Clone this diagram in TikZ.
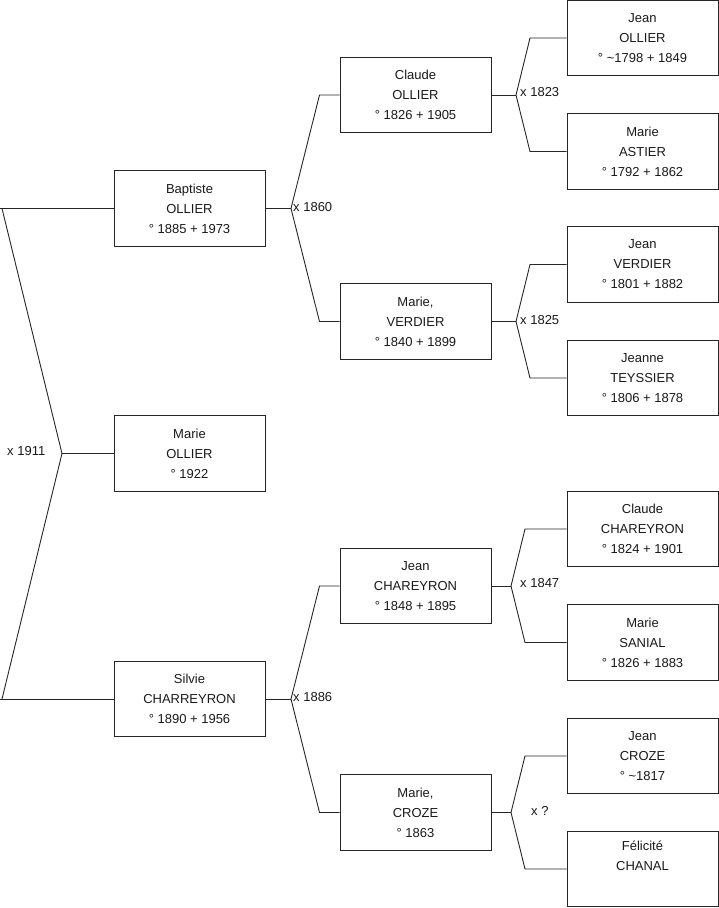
\documentclass[tikz,border=0pt]{standalone}
\usepackage{fontspec}
\setmainfont{Liberation Sans}
\begin{document}
\begin{tikzpicture}[x=1pt,y=-1pt,
  person/.style={draw=black!85,line width=0.9pt,minimum width=151pt,minimum height=75.5pt,inner sep=0pt,
    align=center,font=\fontsize{13}{20}\selectfont,text=black!90},
  wire/.style={draw=black!85,line width=0.9pt},
  mlabel/.style={anchor=west,inner sep=0pt,font=\fontsize{13}{15}\selectfont,text=black!90}]
\useasboundingbox (0,0) rectangle (719,908);
% generation 1
\node[person] (bap) at (189.5,208.5) {Baptiste\\OLLIER\\° 1885 + 1973};
\node[person] (mol) at (189.5,453.5) {Marie\\OLLIER\\° 1922};
\node[person] (sil) at (189.5,699) {Silvie\\CHARREYRON\\° 1890 + 1956};
% generation 2
\node[person] (cla) at (415.5,95) {Claude\\OLLIER\\° 1826 + 1905};
\node[person] (mve) at (415.5,321.5) {Marie,\\VERDIER\\° 1840 + 1899};
\node[person] (jch) at (415.5,586) {Jean\\CHAREYRON\\° 1848 + 1895};
\node[person] (mcr) at (415.5,812.5) {Marie,\\CROZE\\° 1863};
% generation 3
\node[person] (jol) at (642.5,38) {Jean\\OLLIER\\° \textasciitilde1798 + 1849};
\node[person] (mas) at (642.5,151.5) {Marie\\ASTIER\\° 1792 + 1862};
\node[person] (jve) at (642.5,264.5) {Jean\\VERDIER\\° 1801 + 1882};
\node[person] (jte) at (642.5,378) {Jeanne\\TEYSSIER\\° 1806 + 1878};
\node[person] (cch) at (642.5,529) {Claude\\CHAREYRON\\° 1824 + 1901};
\node[person] (msa) at (642.5,642.5) {Marie\\SANIAL\\° 1826 + 1883};
\node[person] (jcr) at (642.5,756) {Jean\\CROZE\\° \textasciitilde1817};
\node[person] (fch) at (642.5,869) {Félicité\\CHANAL\\\strut};
% fork coordinates
\coordinate (a0) at (0,208.5);
\coordinate (t0) at (2,208.5);
\coordinate (v0) at (62,453.5);
\coordinate (b0) at (2,699);
\coordinate (a00) at (0,699);
\coordinate (v1) at (291,208.5);
\coordinate (t1) at (319.5,95);
\coordinate (b1) at (319.5,321.5);
\coordinate (v2) at (291,699);
\coordinate (t2) at (319.5,586);
\coordinate (b2) at (319.5,812.5);
\coordinate (v3) at (516,95);
\coordinate (t3) at (530,38);
\coordinate (b3) at (530,151.5);
\coordinate (v4) at (516,321.5);
\coordinate (t4) at (530,264.5);
\coordinate (b4) at (530,378);
\coordinate (v5) at (511,586);
\coordinate (t5) at (525,529);
\coordinate (b5) at (525,642.5);
\coordinate (v6) at (511,812.5);
\coordinate (t6) at (525,756);
\coordinate (b6) at (525,869);
% connectors
\draw[wire] (bap.west) -- (a0);
\draw[wire] (t0) -- (v0) -- (b0);
\draw[wire] (sil.west) -- (a00);
\draw[wire] (v0) -- (mol.west);
\draw[wire] (bap.east) -- (v1);
\draw[wire] (cla.west) -- (t1) -- (v1) -- (b1) -- (mve.west);
\draw[wire] (sil.east) -- (v2);
\draw[wire] (jch.west) -- (t2) -- (v2) -- (b2) -- (mcr.west);
\draw[wire] (cla.east) -- (v3);
\draw[wire] (jol.west) -- (t3) -- (v3) -- (b3) -- (mas.west);
\draw[wire] (mve.east) -- (v4);
\draw[wire] (jve.west) -- (t4) -- (v4) -- (b4) -- (jte.west);
\draw[wire] (jch.east) -- (v5);
\draw[wire] (cch.west) -- (t5) -- (v5) -- (b5) -- (msa.west);
\draw[wire] (mcr.east) -- (v6);
\draw[wire] (jcr.west) -- (t6) -- (v6) -- (b6) -- (fch.west);
% marriage labels
\node[mlabel] (m0) at (7,451.5) {x 1911};
\node[mlabel] (m1) at (293,207.5) {x 1860};
\node[mlabel] (m2) at (293,697.5) {x 1886};
\node[mlabel] (m3) at (520,92.5) {x 1823};
\node[mlabel] (m4) at (520,320) {x 1825};
\node[mlabel] (m5) at (520,583.5) {x 1847};
\node[mlabel] (m6) at (531,811) {x ?};
\end{tikzpicture}
\end{document}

**Given exercise:** Restate the data above exactly, stripping out each image.

**Exercise answer:**
Clone this diagram in TikZ.
\documentclass[tikz,border=0pt]{standalone}
\usepackage{fontspec}
\setmainfont{Liberation Sans}
\begin{document}
\begin{tikzpicture}[x=1pt,y=-1pt,
  person/.style={draw=black!85,line width=0.9pt,minimum width=151pt,minimum height=75.5pt,inner sep=0pt,
    align=center,font=\fontsize{13}{20}\selectfont,text=black!90},
  wire/.style={draw=black!85,line width=0.9pt},
  mlabel/.style={anchor=west,inner sep=0pt,font=\fontsize{13}{15}\selectfont,text=black!90}]
\useasboundingbox (0,0) rectangle (719,908);
% generation 1
\node[person] (bap) at (189.5,208.5) {Baptiste\\OLLIER\\° 1885 + 1973};
\node[person] (mol) at (189.5,453.5) {Marie\\OLLIER\\° 1922};
\node[person] (sil) at (189.5,699) {Silvie\\CHARREYRON\\° 1890 + 1956};
% generation 2
\node[person] (cla) at (415.5,95) {Claude\\OLLIER\\° 1826 + 1905};
\node[person] (mve) at (415.5,321.5) {Marie,\\VERDIER\\° 1840 + 1899};
\node[person] (jch) at (415.5,586) {Jean\\CHAREYRON\\° 1848 + 1895};
\node[person] (mcr) at (415.5,812.5) {Marie,\\CROZE\\° 1863};
% generation 3
\node[person] (jol) at (642.5,38) {Jean\\OLLIER\\° \textasciitilde1798 + 1849};
\node[person] (mas) at (642.5,151.5) {Marie\\ASTIER\\° 1792 + 1862};
\node[person] (jve) at (642.5,264.5) {Jean\\VERDIER\\° 1801 + 1882};
\node[person] (jte) at (642.5,378) {Jeanne\\TEYSSIER\\° 1806 + 1878};
\node[person] (cch) at (642.5,529) {Claude\\CHAREYRON\\° 1824 + 1901};
\node[person] (msa) at (642.5,642.5) {Marie\\SANIAL\\° 1826 + 1883};
\node[person] (jcr) at (642.5,756) {Jean\\CROZE\\° \textasciitilde1817};
\node[person] (fch) at (642.5,869) {Félicité\\CHANAL\\\strut};
% fork coordinates
\coordinate (a0) at (0,208.5);
\coordinate (t0) at (2,208.5);
\coordinate (v0) at (62,453.5);
\coordinate (b0) at (2,699);
\coordinate (a00) at (0,699);
\coordinate (v1) at (291,208.5);
\coordinate (t1) at (319.5,95);
\coordinate (b1) at (319.5,321.5);
\coordinate (v2) at (291,699);
\coordinate (t2) at (319.5,586);
\coordinate (b2) at (319.5,812.5);
\coordinate (v3) at (516,95);
\coordinate (t3) at (530,38);
\coordinate (b3) at (530,151.5);
\coordinate (v4) at (516,321.5);
\coordinate (t4) at (530,264.5);
\coordinate (b4) at (530,378);
\coordinate (v5) at (511,586);
\coordinate (t5) at (525,529);
\coordinate (b5) at (525,642.5);
\coordinate (v6) at (511,812.5);
\coordinate (t6) at (525,756);
\coordinate (b6) at (525,869);
% connectors
\draw[wire] (bap.west) -- (a0);
\draw[wire] (t0) -- (v0) -- (b0);
\draw[wire] (sil.west) -- (a00);
\draw[wire] (v0) -- (mol.west);
\draw[wire] (bap.east) -- (v1);
\draw[wire] (cla.west) -- (t1) -- (v1) -- (b1) -- (mve.west);
\draw[wire] (sil.east) -- (v2);
\draw[wire] (jch.west) -- (t2) -- (v2) -- (b2) -- (mcr.west);
\draw[wire] (cla.east) -- (v3);
\draw[wire] (jol.west) -- (t3) -- (v3) -- (b3) -- (mas.west);
\draw[wire] (mve.east) -- (v4);
\draw[wire] (jve.west) -- (t4) -- (v4) -- (b4) -- (jte.west);
\draw[wire] (jch.east) -- (v5);
\draw[wire] (cch.west) -- (t5) -- (v5) -- (b5) -- (msa.west);
\draw[wire] (mcr.east) -- (v6);
\draw[wire] (jcr.west) -- (t6) -- (v6) -- (b6) -- (fch.west);
% marriage labels
\node[mlabel] (m0) at (7,451.5) {x 1911};
\node[mlabel] (m1) at (293,207.5) {x 1860};
\node[mlabel] (m2) at (293,697.5) {x 1886};
\node[mlabel] (m3) at (520,92.5) {x 1823};
\node[mlabel] (m4) at (520,320) {x 1825};
\node[mlabel] (m5) at (520,583.5) {x 1847};
\node[mlabel] (m6) at (531,811) {x ?};
\end{tikzpicture}
\end{document}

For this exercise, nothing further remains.